Azerbaijan's Socar Trading expects hit from Moroccan refinery's bad debts
The trading arm of Azerbaijan's state oil firm, Socar, expects to lose around $9 million because of bad debts with Morocco's troubled refiner Samir, it stated along with record 2015 results published this week in Malta. The refiner that runs Morocco's only refinery at Mohammedia has been ordered into liquidation after racking up millions in debt to creditors and some 13 billion dirhams ($1.3 billion) in unpaid taxes to the government.
Socar Trading Holding Ltd, headquartered in Geneva, estimated a net $9 million loss with Samir after taking into account partial debt recovery through insurance. Samir, in which Saudi billionaire Mohammed al-Amoudi's Corral Holdings has a 67.3 percent stake, was granted in June another six months to attract a buyer.

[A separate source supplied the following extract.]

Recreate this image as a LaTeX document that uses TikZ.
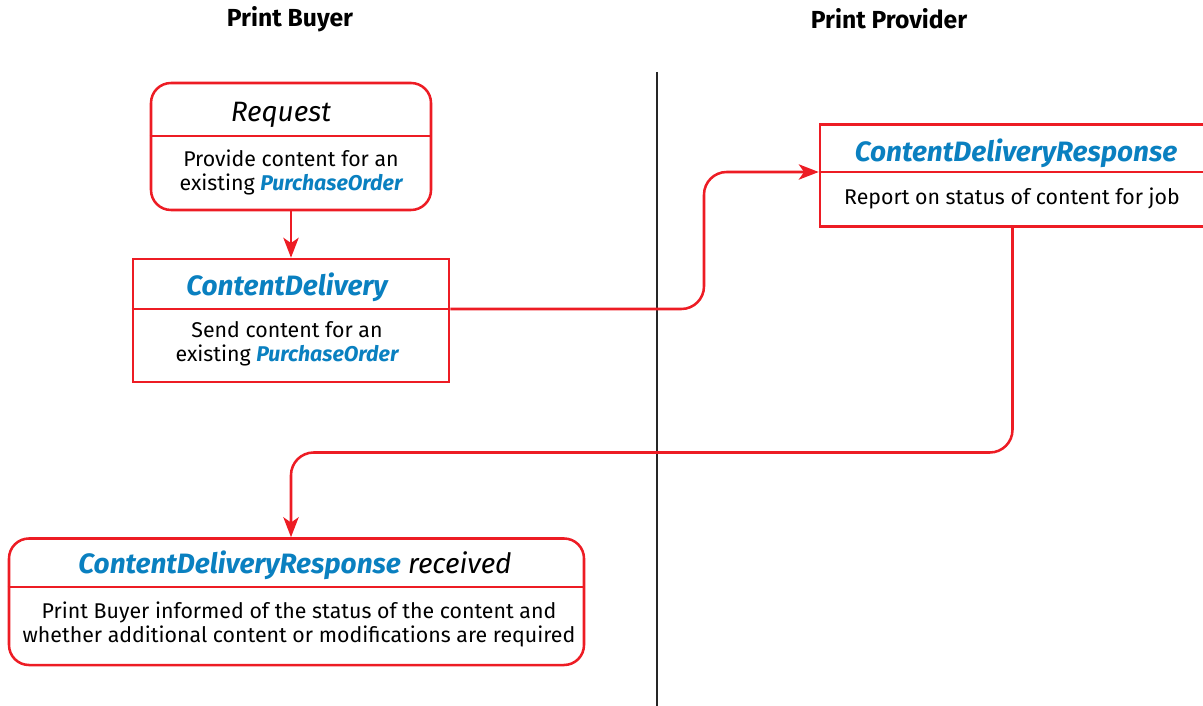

Socar Trading said it made a record net profit for the year of $91.4 million, up from $27.1 million in 2014 on the back of profitable third party business, the gradual ramp up of storage operations at the Russian oil terminal Ust-Luga and the dismissal of non-performing traders.
Revenues were down in 2015 at $22.65 billion versus $39.02 billion in 2014.
The gross volume of commodities traded fell year-on-year to 47.7 million tonnes from 48.6 million tonnes. Just under half the volume was system barrels, 10.2 million tonnes was third party crude oil and 15 million tonnes were refined products.
Socar expanded its presence in Africa in 2015 by buying a 20 percent stake in Benin's Octogone Stockage de Produits Petroliers that deals with crude storage.
Socar Trading is also set to expand in Angola after setting up a new company, STL Oil and Gas SA, in which it holds a 49 percent stake. It already has a presence on the trading side in Nigeria and Egypt.
According to the Switzerland's company registry, STL's purpose is to hold and manage investments in the upstream oil and gas industry in Angola.
Earlier this year, Socar Trading's chief executive told Reuters that it was also looking to renew deals with Iran.